* _BRIEF_
Pictures in the data below are not part of the copy; transcribe everything else exactly.

* _RECORDED INFORMATION_

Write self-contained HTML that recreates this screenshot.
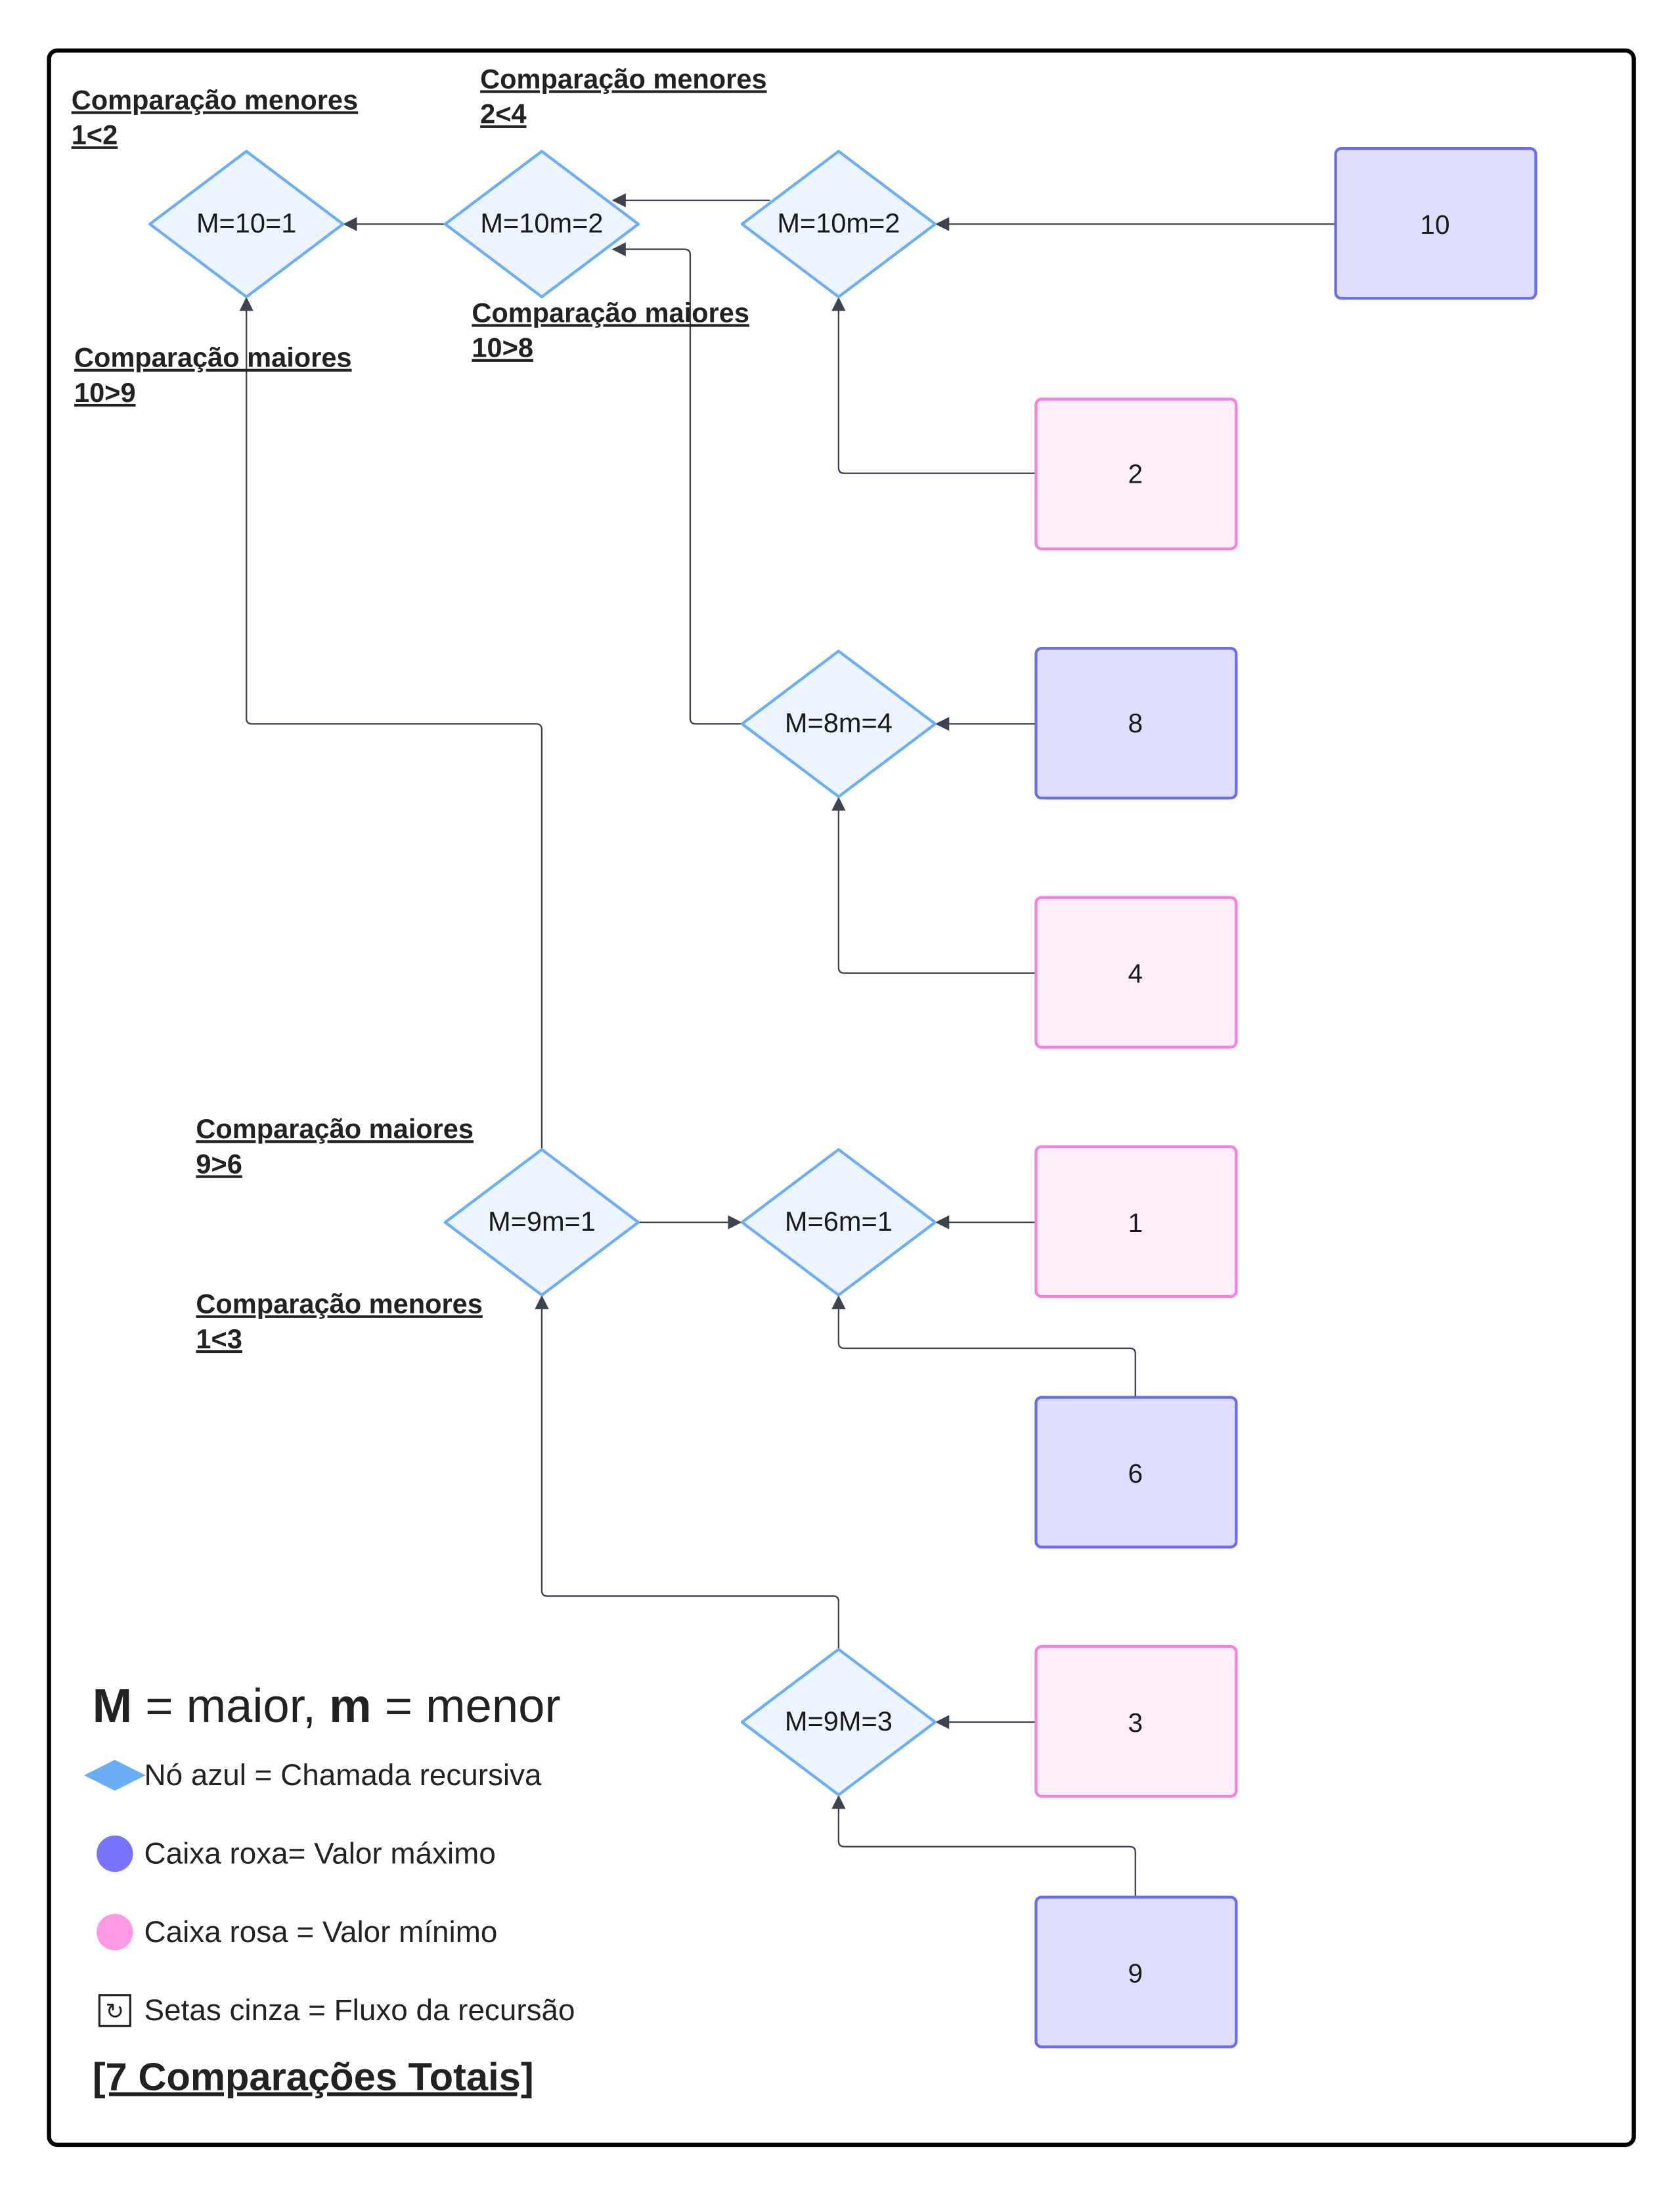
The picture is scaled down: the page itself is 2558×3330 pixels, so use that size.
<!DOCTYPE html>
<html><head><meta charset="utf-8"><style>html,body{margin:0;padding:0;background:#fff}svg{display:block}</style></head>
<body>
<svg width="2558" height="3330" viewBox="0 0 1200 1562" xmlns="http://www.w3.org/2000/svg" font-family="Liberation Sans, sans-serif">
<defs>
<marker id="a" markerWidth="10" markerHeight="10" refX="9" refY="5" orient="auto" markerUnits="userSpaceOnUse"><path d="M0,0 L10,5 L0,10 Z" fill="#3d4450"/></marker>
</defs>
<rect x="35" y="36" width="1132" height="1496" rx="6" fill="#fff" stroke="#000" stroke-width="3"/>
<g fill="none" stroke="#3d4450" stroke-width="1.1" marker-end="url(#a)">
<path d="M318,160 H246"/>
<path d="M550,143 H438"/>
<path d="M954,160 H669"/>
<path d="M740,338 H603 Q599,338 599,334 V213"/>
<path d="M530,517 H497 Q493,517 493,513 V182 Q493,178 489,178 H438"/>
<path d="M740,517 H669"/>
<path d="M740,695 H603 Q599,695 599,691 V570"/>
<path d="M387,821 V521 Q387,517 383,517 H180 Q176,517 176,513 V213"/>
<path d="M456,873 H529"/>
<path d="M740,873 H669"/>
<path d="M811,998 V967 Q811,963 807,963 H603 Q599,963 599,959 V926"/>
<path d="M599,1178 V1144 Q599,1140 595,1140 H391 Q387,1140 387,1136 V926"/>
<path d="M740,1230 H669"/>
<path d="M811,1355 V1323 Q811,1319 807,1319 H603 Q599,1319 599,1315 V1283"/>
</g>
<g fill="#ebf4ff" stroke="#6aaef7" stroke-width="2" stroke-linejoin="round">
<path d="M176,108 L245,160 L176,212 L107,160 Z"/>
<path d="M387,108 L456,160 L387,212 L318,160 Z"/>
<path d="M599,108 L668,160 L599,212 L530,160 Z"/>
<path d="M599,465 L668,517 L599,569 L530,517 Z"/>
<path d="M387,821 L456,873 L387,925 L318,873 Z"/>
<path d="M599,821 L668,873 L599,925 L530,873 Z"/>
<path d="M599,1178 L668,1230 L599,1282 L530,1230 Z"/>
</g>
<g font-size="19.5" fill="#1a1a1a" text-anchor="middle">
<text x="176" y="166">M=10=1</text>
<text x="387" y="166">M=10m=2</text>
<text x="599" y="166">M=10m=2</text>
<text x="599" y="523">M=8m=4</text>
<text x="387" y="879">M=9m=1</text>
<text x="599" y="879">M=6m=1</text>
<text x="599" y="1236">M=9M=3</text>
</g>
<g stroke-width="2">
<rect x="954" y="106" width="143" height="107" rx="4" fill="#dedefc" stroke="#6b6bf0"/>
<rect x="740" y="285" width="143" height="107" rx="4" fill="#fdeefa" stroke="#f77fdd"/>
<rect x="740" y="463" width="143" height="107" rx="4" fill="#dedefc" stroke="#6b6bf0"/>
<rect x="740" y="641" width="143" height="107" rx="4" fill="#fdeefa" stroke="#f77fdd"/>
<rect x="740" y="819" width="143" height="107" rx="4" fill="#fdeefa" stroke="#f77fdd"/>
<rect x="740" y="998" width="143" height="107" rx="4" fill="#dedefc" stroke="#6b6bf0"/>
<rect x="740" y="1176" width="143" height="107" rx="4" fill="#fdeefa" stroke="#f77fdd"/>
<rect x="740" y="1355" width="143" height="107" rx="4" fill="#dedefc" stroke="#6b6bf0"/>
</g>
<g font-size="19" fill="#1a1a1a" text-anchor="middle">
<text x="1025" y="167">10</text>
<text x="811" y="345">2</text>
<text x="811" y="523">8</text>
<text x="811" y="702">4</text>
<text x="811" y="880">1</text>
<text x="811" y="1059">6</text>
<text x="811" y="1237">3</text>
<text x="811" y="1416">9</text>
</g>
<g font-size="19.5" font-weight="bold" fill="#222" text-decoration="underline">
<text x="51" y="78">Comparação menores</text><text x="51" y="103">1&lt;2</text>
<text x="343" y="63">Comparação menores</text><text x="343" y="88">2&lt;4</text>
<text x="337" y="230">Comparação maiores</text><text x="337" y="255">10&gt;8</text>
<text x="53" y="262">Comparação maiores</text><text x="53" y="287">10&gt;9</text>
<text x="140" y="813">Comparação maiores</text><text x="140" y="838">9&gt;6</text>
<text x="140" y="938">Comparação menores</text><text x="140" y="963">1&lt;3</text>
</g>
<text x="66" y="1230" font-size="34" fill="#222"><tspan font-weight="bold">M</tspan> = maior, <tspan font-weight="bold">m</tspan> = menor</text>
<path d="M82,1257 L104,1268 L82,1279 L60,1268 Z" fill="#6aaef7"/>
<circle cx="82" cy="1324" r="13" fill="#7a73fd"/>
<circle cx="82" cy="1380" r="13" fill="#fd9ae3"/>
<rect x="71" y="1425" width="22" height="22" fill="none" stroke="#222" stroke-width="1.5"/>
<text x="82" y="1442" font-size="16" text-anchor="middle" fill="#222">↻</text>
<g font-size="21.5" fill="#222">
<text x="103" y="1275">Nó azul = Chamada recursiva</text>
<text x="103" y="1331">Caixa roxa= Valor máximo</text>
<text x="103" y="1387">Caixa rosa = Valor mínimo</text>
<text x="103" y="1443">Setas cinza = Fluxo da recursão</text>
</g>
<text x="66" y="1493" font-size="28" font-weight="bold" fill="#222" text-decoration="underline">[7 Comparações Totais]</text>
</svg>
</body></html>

* _ANSWER TO THE PROBLEM_
Write self-contained HTML that recreates this screenshot.
The picture is scaled down: the page itself is 2558×3330 pixels, so use that size.
<!DOCTYPE html>
<html><head><meta charset="utf-8"><style>html,body{margin:0;padding:0;background:#fff}svg{display:block}</style></head>
<body>
<svg width="2558" height="3330" viewBox="0 0 1200 1562" xmlns="http://www.w3.org/2000/svg" font-family="Liberation Sans, sans-serif">
<defs>
<marker id="a" markerWidth="10" markerHeight="10" refX="9" refY="5" orient="auto" markerUnits="userSpaceOnUse"><path d="M0,0 L10,5 L0,10 Z" fill="#3d4450"/></marker>
</defs>
<rect x="35" y="36" width="1132" height="1496" rx="6" fill="#fff" stroke="#000" stroke-width="3"/>
<g fill="none" stroke="#3d4450" stroke-width="1.1" marker-end="url(#a)">
<path d="M318,160 H246"/>
<path d="M550,143 H438"/>
<path d="M954,160 H669"/>
<path d="M740,338 H603 Q599,338 599,334 V213"/>
<path d="M530,517 H497 Q493,517 493,513 V182 Q493,178 489,178 H438"/>
<path d="M740,517 H669"/>
<path d="M740,695 H603 Q599,695 599,691 V570"/>
<path d="M387,821 V521 Q387,517 383,517 H180 Q176,517 176,513 V213"/>
<path d="M456,873 H529"/>
<path d="M740,873 H669"/>
<path d="M811,998 V967 Q811,963 807,963 H603 Q599,963 599,959 V926"/>
<path d="M599,1178 V1144 Q599,1140 595,1140 H391 Q387,1140 387,1136 V926"/>
<path d="M740,1230 H669"/>
<path d="M811,1355 V1323 Q811,1319 807,1319 H603 Q599,1319 599,1315 V1283"/>
</g>
<g fill="#ebf4ff" stroke="#6aaef7" stroke-width="2" stroke-linejoin="round">
<path d="M176,108 L245,160 L176,212 L107,160 Z"/>
<path d="M387,108 L456,160 L387,212 L318,160 Z"/>
<path d="M599,108 L668,160 L599,212 L530,160 Z"/>
<path d="M599,465 L668,517 L599,569 L530,517 Z"/>
<path d="M387,821 L456,873 L387,925 L318,873 Z"/>
<path d="M599,821 L668,873 L599,925 L530,873 Z"/>
<path d="M599,1178 L668,1230 L599,1282 L530,1230 Z"/>
</g>
<g font-size="19.5" fill="#1a1a1a" text-anchor="middle">
<text x="176" y="166">M=10=1</text>
<text x="387" y="166">M=10m=2</text>
<text x="599" y="166">M=10m=2</text>
<text x="599" y="523">M=8m=4</text>
<text x="387" y="879">M=9m=1</text>
<text x="599" y="879">M=6m=1</text>
<text x="599" y="1236">M=9M=3</text>
</g>
<g stroke-width="2">
<rect x="954" y="106" width="143" height="107" rx="4" fill="#dedefc" stroke="#6b6bf0"/>
<rect x="740" y="285" width="143" height="107" rx="4" fill="#fdeefa" stroke="#f77fdd"/>
<rect x="740" y="463" width="143" height="107" rx="4" fill="#dedefc" stroke="#6b6bf0"/>
<rect x="740" y="641" width="143" height="107" rx="4" fill="#fdeefa" stroke="#f77fdd"/>
<rect x="740" y="819" width="143" height="107" rx="4" fill="#fdeefa" stroke="#f77fdd"/>
<rect x="740" y="998" width="143" height="107" rx="4" fill="#dedefc" stroke="#6b6bf0"/>
<rect x="740" y="1176" width="143" height="107" rx="4" fill="#fdeefa" stroke="#f77fdd"/>
<rect x="740" y="1355" width="143" height="107" rx="4" fill="#dedefc" stroke="#6b6bf0"/>
</g>
<g font-size="19" fill="#1a1a1a" text-anchor="middle">
<text x="1025" y="167">10</text>
<text x="811" y="345">2</text>
<text x="811" y="523">8</text>
<text x="811" y="702">4</text>
<text x="811" y="880">1</text>
<text x="811" y="1059">6</text>
<text x="811" y="1237">3</text>
<text x="811" y="1416">9</text>
</g>
<g font-size="19.5" font-weight="bold" fill="#222" text-decoration="underline">
<text x="51" y="78">Comparação menores</text><text x="51" y="103">1&lt;2</text>
<text x="343" y="63">Comparação menores</text><text x="343" y="88">2&lt;4</text>
<text x="337" y="230">Comparação maiores</text><text x="337" y="255">10&gt;8</text>
<text x="53" y="262">Comparação maiores</text><text x="53" y="287">10&gt;9</text>
<text x="140" y="813">Comparação maiores</text><text x="140" y="838">9&gt;6</text>
<text x="140" y="938">Comparação menores</text><text x="140" y="963">1&lt;3</text>
</g>
<text x="66" y="1230" font-size="34" fill="#222"><tspan font-weight="bold">M</tspan> = maior, <tspan font-weight="bold">m</tspan> = menor</text>
<path d="M82,1257 L104,1268 L82,1279 L60,1268 Z" fill="#6aaef7"/>
<circle cx="82" cy="1324" r="13" fill="#7a73fd"/>
<circle cx="82" cy="1380" r="13" fill="#fd9ae3"/>
<rect x="71" y="1425" width="22" height="22" fill="none" stroke="#222" stroke-width="1.5"/>
<text x="82" y="1442" font-size="16" text-anchor="middle" fill="#222">↻</text>
<g font-size="21.5" fill="#222">
<text x="103" y="1275">Nó azul = Chamada recursiva</text>
<text x="103" y="1331">Caixa roxa= Valor máximo</text>
<text x="103" y="1387">Caixa rosa = Valor mínimo</text>
<text x="103" y="1443">Setas cinza = Fluxo da recursão</text>
</g>
<text x="66" y="1493" font-size="28" font-weight="bold" fill="#222" text-decoration="underline">[7 Comparações Totais]</text>
</svg>
</body></html>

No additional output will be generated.